Le gel de la valeur du point d’indice, le développement des régimes indemnitaires, l’augmentation des recrutements sous contrats, quelle qu’en soit la forme, la baisse du recrutement des fonctionnaires affilié·es à la CNRACL entraînent une baisse des recettes. Alors que, dans le même temps, le nombre d’agent·es partant à la retraite est en croissante augmentation. De plus, contrairement au régime général, la CNRACL doit prendre en charge les périodes dites non contributives telles que les majorations de pension pour enfants ou les validations entières des périodes cotisées à demi-traitement du fait de congés maladie…
Il est urgent que l’État assume les conséquences des politiques régressives qu’il a menées ces dernières années. Comme pour le SRE (système de retraite pour la fonction publique d’État), l’État doit être garant de l’équilibre financier de la CNRACL et de sa pérennité.
La CGT s’oppose également à la hausse des cotisations patronales, qui passera de 31,65 à 34,65 % en 2025 à 43,65 % en 2028, sans effet sur le salaire net des agent·es, ce qui pèse sur les collectivités locales et les hôpitaux sans améliorer la situation des affilié·es.
La CNRACL demeure un régime solide, avec une gestion reconnue et une espérance de vie à 65 ans des affilié·es légèrement supérieure à la moyenne nationale (21 ans et 11 mois contre 21 ans et 4 mois). Cette longévité s’explique en partie par la nature des métiers de la fonction publique territoriale et hospitalière qui bénéficient d’un suivi médical et d’une prise en charge globale des risques professionnels. Toutefois, cette moyenne masque de fortes disparités : certains métiers, notamment ceux exposés à la pénibilité ou à des horaires décalés, connaissent une espérance de vie plus réduite, ce qui souligne l’importance de la reconnaissance de la pénibilité dans le calcul des droits à la retraite.
4. CONCLUSION : 80 ANS DE CONQUÊTES SOCIALES, 80 ANS À DÉFENDRE
Les 80 ans de la CNRACL sont l’occasion de rappeler que ce régime est le fruit de luttes syndicales et de choix politiques en faveur du progrès social.

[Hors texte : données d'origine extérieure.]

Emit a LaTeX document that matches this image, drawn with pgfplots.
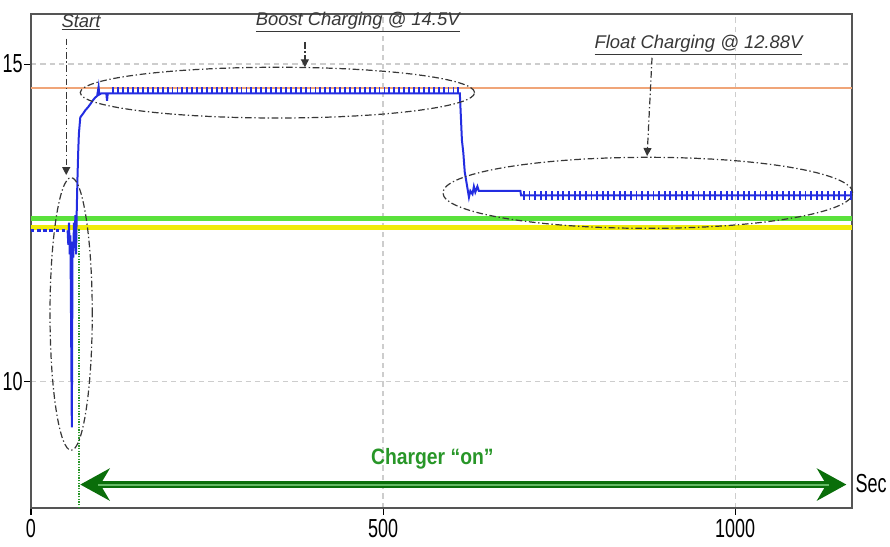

Face aux attaques, notre Fédération appelle à la mobilisation pour sauvegarder la CNRACL, garantir des retraites dignes et défendre le service public.
«La CNRACL est utile, la sauvegarder c’est vital.»
La Fédération CGT des Services publics poursuit sans relâche son action auprès des agent·es et des retraité·es affilié·es à la CNRACL, en menant des campagnes d’information, en participant activement à la gouvernance démocratique de la caisse et en organisant des mobilisations collectives pour défendre la justice sociale et la solidarité intergénérationnelle. Au sein du conseil d’administration de la CNRACL, la CGT porte nos revendications.
L’année 2025 est marquée d’ores et déjà par plusieurs temps forts de mobilisation. Ces mobilisations témoignent de la volonté collective de défendre nos conquis sociaux, de reconquérir la Sécurité sociale pour toutes et tous, et de s’opposer aux réformes qui remettent en cause le principe de répartition et la pérennité du modèle de la CNRACL.
Plus que jamais, notre stratégie de mobilisation doit nous conduire à construire un processus de mobilisation intergénérationnelle et interprofessionnelle, c’est tout le sens la journée de grève et de manifestations du 5 juin prochain.